Having spent quite a bit of my career helping organisations find new ways to build equality into their day-to-day business, I now believe that one of the most important skills needed is ‘reflective practice’. Or in other words the ability to review your own work critically through an equality lens.
This skill is needed to challenge the natural assumption that our work is automatically equality neutral. My experience and quite a bit of evidence suggests that this isn’t the case – systems and process within organisations can be barriers to equality.

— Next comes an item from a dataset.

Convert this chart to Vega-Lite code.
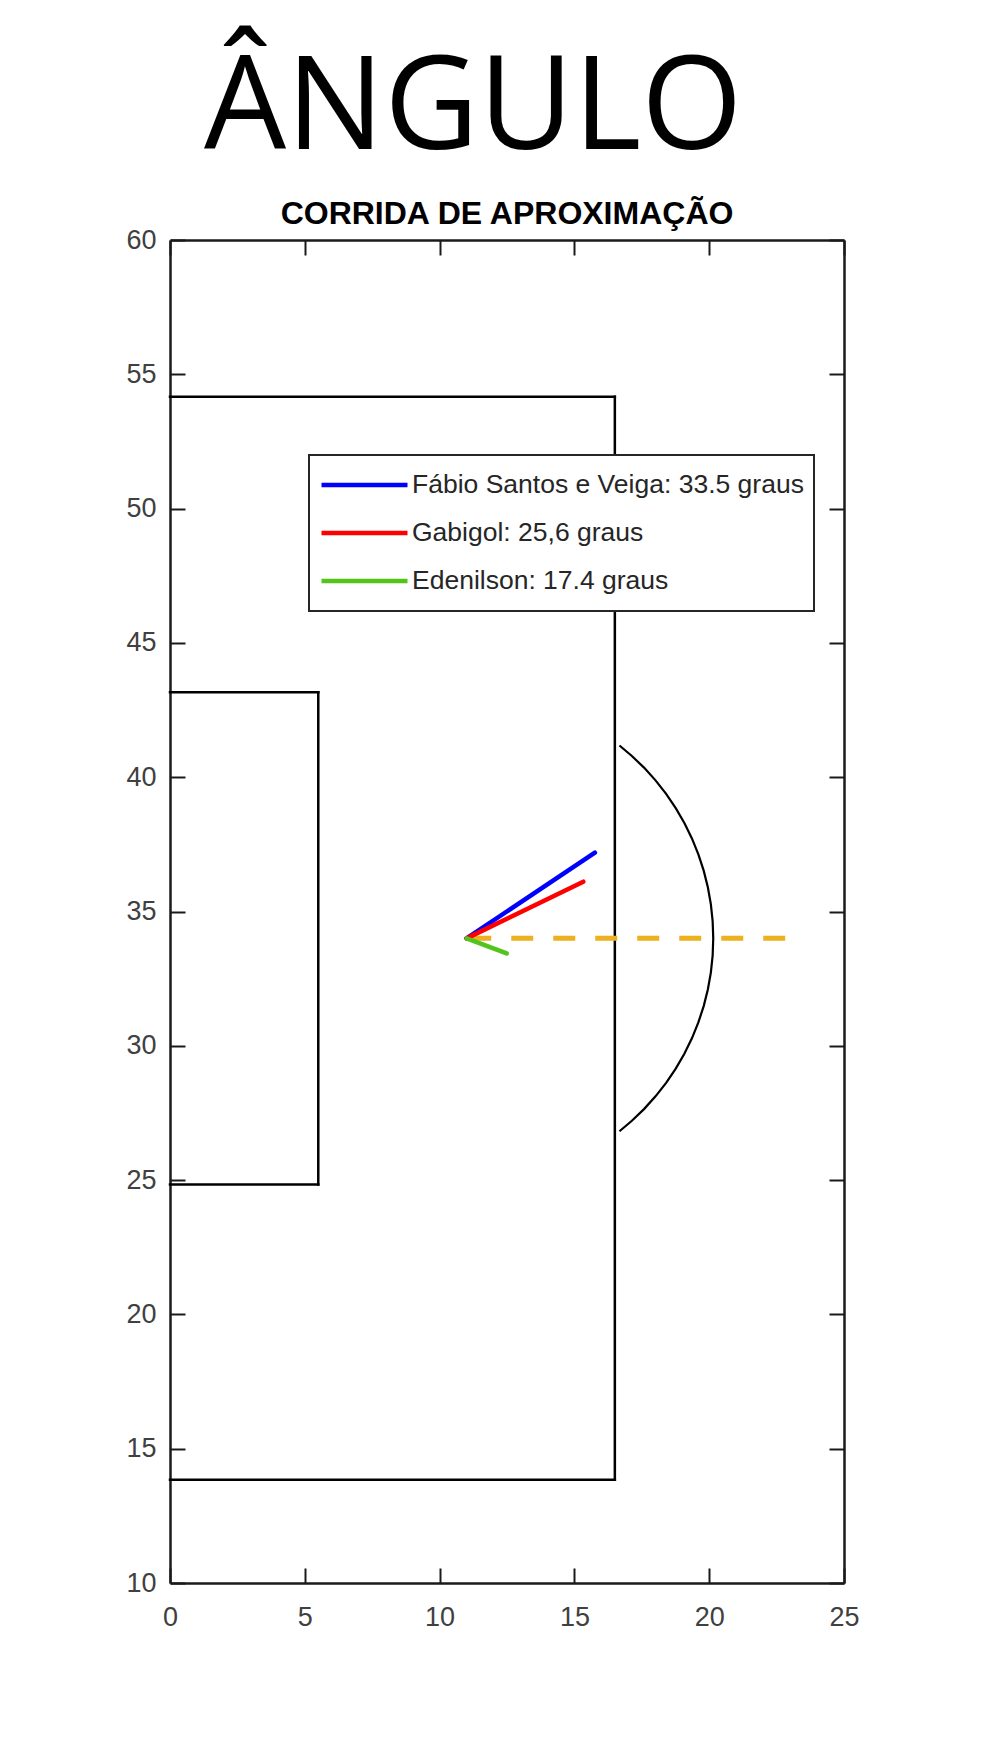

This conclusion, about the importance of reflection, partly explains my fondness for Equality Impact Assessments (EIA) – a simple system which forces policy writers and project managers to think again about their plans – although it is hard to deny they also appeal to my desire for order and process (and therefore meritocracy?). It’s possible I am also just a bit of an equality geek.
It wasn’t easy
It might be tempting to assume that in the UK branch of an international NGO working to deliver an ambitious value driven agenda, my plan to embed equality thinking through the use of EIAs would have been easy. It wasn’t.
Culture stood in my way! An organisational culture where the desire for perfection led to a pessimistic view of the organisation’s ability to make progress, an overwhelming fear of failure and vocal opposition to change.
It was hard for many staff to accept the possibility that their well-intentioned ways of working might unconsciously discriminate. And in an organisation when perfection is the goal, many quietly and (never publicly) doubted the soundness of their equality knowledge.
A new approach was needed
Evolution not revolution
I stumbled upon the work of David Kelleher who had used Action Learning (AL) to progress gender equality in Bangladesh. AL is not a new technique – it was first used by Reg Revans to support miners in the 1940s – but its use in equality is not widespread and it was certainly a new approach for me.
According to Action Learning Associates, who I was lucky enough to work with on this project, “action learning is a process which involves working on real challenges, using the knowledge and skills of a small group of people combined with skilled questioning, to re-interpret old and familiar concepts and produce fresh ideas”.
I was delighted that one of the underlying principles of AL is that reflection is needed before effective action. When I discovered that one of the outcomes from AL is that those taking part often feel more confident that what they know is ‘good enough’ (i.e. not perfect but good-enough to try) I was convinced that this technique might just work.
And when I realised that through AL, small incremental actions would take place that when added together could show real change almost without people realising, I was sold! What better way could there be to overcome the fear of change and failure than through actually achieving successful change? Evolution not revolution.
In some ways this reminds me of my approach to learning to run; I try to focus my gaze on the middle distance as this makes the finish point a bit less scary!
The AL process is not yet complete but early signs are that real progress is being made. My hope is that those involved with this project and all those they talk to about action learning will be filled with a new sense of realistic optimism. But even more I hope that those involved will continue to take action – as Peter Honey argued
“The end of learning is action, not knowledge”.